Aside from the 11th floor in 44 West 18th Street, Pucci occupies the penthouse and ninth levels, each 16,000 square feet, for a total of 40,000 square feet of showroom space at the site. Pucci also has showrooms in Los Angeles and Miami.

Over two years ago, Pucci started manufacturing contemporary furniture, adding a “midlevel” price range to the offering. Furniture is currently by far the bulk of his business, with volume increasing with the conversion of the factory space and with consumers spending more of their discretionary dollars on furnishing their homes rather than on traveling, or on wear-to-work apparel due to COVID-19-related sheltering in.

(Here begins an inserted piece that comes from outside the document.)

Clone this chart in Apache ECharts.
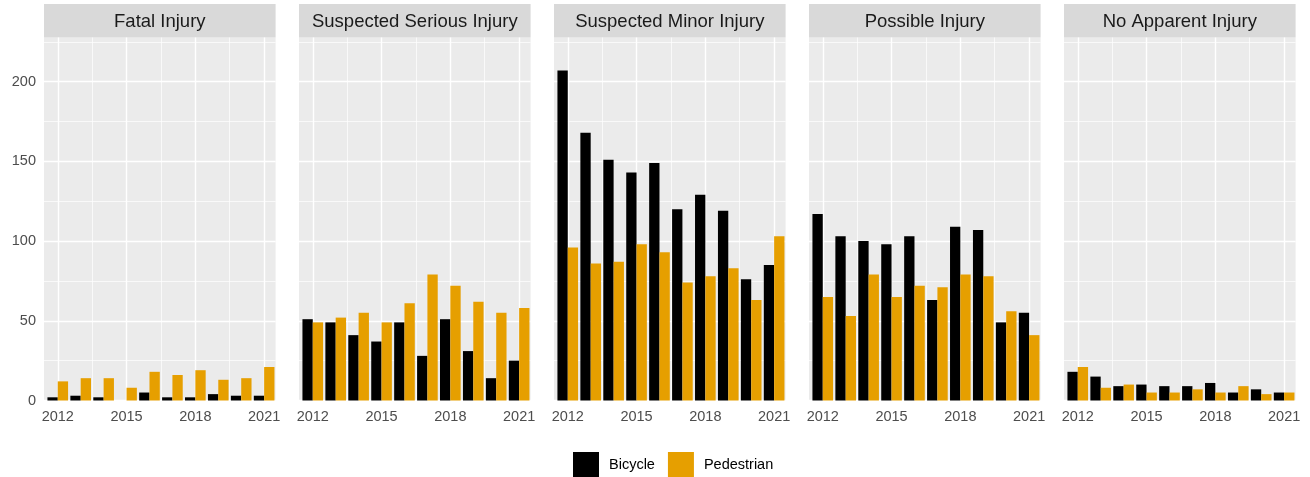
<!DOCTYPE html>
<html>
<head>
<meta charset="utf-8">
<script src="https://cdn.jsdelivr.net/npm/echarts@6/dist/echarts.min.js"></script>
<style>
  html, body { margin: 0; padding: 0; background: #fff; }
  #chart { width: 1310px; height: 477px; }
</style>
</head>
<body>
<div id="chart"></div>
<script>
// data
const years = [2012, 2013, 2014, 2015, 2016, 2017, 2018, 2019, 2020, 2021]
const panels = ['Fatal Injury', 'Suspected Serious Injury', 'Suspected Minor Injury', 'Possible Injury', 'No Apparent Injury']
const seriesNames = ['Bicycle', 'Pedestrian']

const fatalBike = [2, 3, 2, 0, 5, 2, 2, 4, 3, 3]
const fatalPed = [12, 14, 14, 8, 18, 16, 19, 13, 14, 21]
const seriousBike = [51, 49, 41, 37, 49, 28, 51, 31, 14, 25]
const seriousPed = [49, 52, 55, 49, 61, 79, 72, 62, 55, 58]
const minorBike = [207, 168, 151, 143, 149, 120, 129, 119, 76, 85]
const minorPed = [96, 86, 87, 98, 93, 74, 78, 83, 63, 103]
const possibleBike = [117, 103, 100, 98, 103, 63, 109, 107, 49, 55]
const possiblePed = [65, 53, 79, 65, 72, 71, 79, 78, 56, 41]
const noInjBike = [18, 15, 9, 10, 9, 9, 11, 5, 7, 5]
const noInjPed = [21, 8, 10, 5, 5, 7, 5, 9, 4, 5]

const majorYears = [2012, 2015, 2018, 2021]
const minorYears = [2013.5, 2016.5, 2019.5]
const majorY = [0, 50, 100, 150, 200]
const minorY = [25, 75, 125, 175, 225]

const bikeData = [fatalBike, seriousBike, minorBike, possibleBike, noInjBike]
const pedData = [fatalPed, seriousPed, minorPed, possiblePed, noInjPed]

// layout (ggplot facet look)
const FONT = 'Liberation Sans, Arial, sans-serif'
const panelLeft = 44
const panelStep = 255
const panelWidth = 231.6
const panelTop = 37.5
const panelHeight = 363
const stripTop = 4
const colors = ['#000000', '#E69F00']

const chart = echarts.init(document.getElementById('chart'), null, { renderer: 'canvas' })

const grids = []
const xAxes = []
const yAxes = []
const series = []
const graphics = []

panels.forEach((name, i) => {
  const left = panelLeft + i * panelStep
  grids.push({
    left: left, top: panelTop, width: panelWidth, height: panelHeight,
    show: true, backgroundColor: '#EBEBEB', borderWidth: 0
  })

  // major x grid + labels
  xAxes.push({
    gridIndex: i, type: 'value', position: 'bottom', min: 2011.4, max: 2021.5,
    axisLine: { show: false },
    axisTick: { show: false, customValues: majorYears },
    axisLabel: {
      customValues: majorYears, color: '#4D4D4D', fontSize: 14.5, fontFamily: FONT, margin: 9,
      formatter: v => String(v)
    },
    splitLine: { show: true, lineStyle: { color: '#FFFFFF', width: 1.4 } }
  })
  // minor x grid
  xAxes.push({
    gridIndex: i, type: 'value', position: 'top', min: 2011.4, max: 2021.5,
    axisLine: { show: false },
    axisTick: { show: false, customValues: minorYears },
    axisLabel: { show: false },
    splitLine: { show: true, lineStyle: { color: '#FFFFFF', width: 0.7 } }
  })

  yAxes.push({
    gridIndex: i, type: 'value', position: 'left', min: 0, max: 227.7,
    axisLine: { show: false },
    axisTick: { show: false, customValues: majorY },
    axisLabel: {
      show: i === 0, customValues: majorY, color: '#4D4D4D', fontSize: 14.5, fontFamily: FONT, margin: 8
    },
    splitLine: { show: true, lineStyle: { color: '#FFFFFF', width: 1.4 } }
  })
  yAxes.push({
    gridIndex: i, type: 'value', position: 'right', min: 0, max: 227.7,
    axisLine: { show: false },
    axisTick: { show: false, customValues: minorY },
    axisLabel: { show: false },
    splitLine: { show: true, lineStyle: { color: '#FFFFFF', width: 0.7 } }
  })

  ;[bikeData[i], pedData[i]].forEach((vals, k) => {
    series.push({
      name: seriesNames[k],
      type: 'bar',
      xAxisIndex: 2 * i,
      yAxisIndex: 2 * i,
      barWidth: '45%',
      barGap: '0%',
      itemStyle: { color: colors[k] },
      silent: true,
      data: years.map((y, j) => [y, vals[j]])
    })
  })

  // facet strip
  graphics.push({
    type: 'rect',
    shape: { x: left, y: stripTop, width: panelWidth, height: panelTop - stripTop },
    style: { fill: '#D9D9D9' },
    silent: true
  })
  graphics.push({
    type: 'text',
    x: left + panelWidth / 2,
    y: (stripTop + panelTop) / 2 + 1,
    style: {
      text: name, fill: '#1A1A1A', fontSize: 18.5, fontFamily: FONT,
      align: 'center', verticalAlign: 'middle'
    },
    silent: true
  })
})

const option = {
  animation: false,
  textStyle: { fontFamily: FONT },
  legend: {
    data: seriesNames,
    left: 573,
    top: 452,
    padding: 0,
    icon: 'rect',
    itemWidth: 26,
    itemHeight: 26,
    itemGap: 13,
    textStyle: { fontSize: 14.5, color: '#000000', fontFamily: FONT, padding: [0, 0, 0, 5] }
  },
  grid: grids,
  xAxis: xAxes,
  yAxis: yAxes,
  series: series,
  graphic: graphics
}

chart.setOption(option)
</script>
</body>
</html>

Some of the same creators that Pucci has represented over the years are now designing furniture for him to manufacture. Among them is Naggar, who has created indoor/outdoor fiberglass furniture including chairs for $2,750 and benches for $3,000. He’s currently an artist-in-residence, in the Pucci sculpture studio every day working closely with Evert.

Also on display are Paul Mathieu eight-foot-tall sculptural floor lamps in plasterglass, priced $10,000, and $3,000 chairs in a form of fiberglass, as well coffee tables with a “black foundry” pigment, priced $7,500, and plasterglass sconces.

John Koga, a Hawaiian sculptor, has created chairs, lighting and tables, in plasterglass, ranging from $3,000 to $12,500.

John Koga furniture at the Ralph Pucci gallery. 

Eric Schmidt, who also works in plasterglass, has a collection of chairs and tables, which will be available in 2021.

The artists develop the concept and sketches, and collaborate with Pucci and Evert to finesse the design and come up with clay prototypes and fiberglass molds to cast the furniture, though it’s not like assembly-line production. “Each piece is hand-sanded, so some pieces might be smoother than others, or a little lighter or darker, or have some imperfections, which we like. So none are the same, which makes it more of an art form,” said Pucci.

The furniture has the look of plaster, which people like, but plaster isn’t practical for furniture so it’s structured in plasterglass, which gives it strength and durability, explained Pucci. “I’m a big fan of Miró , Picasso, Giacometti and Arp, who were all very fond of working in plaster,” said Pucci.

“Our factory for mannequins has provided us with opportunities in the furniture world,” Pucci said. “It hasn’t been a difficult transition. We didn’t have to retool.

“You have to reinvent yourself. But I love the idea of working with new designers, a new medium and a new market.”

Sculptural furniture display by Stefan Bishop at the Ralph Pucci gallery.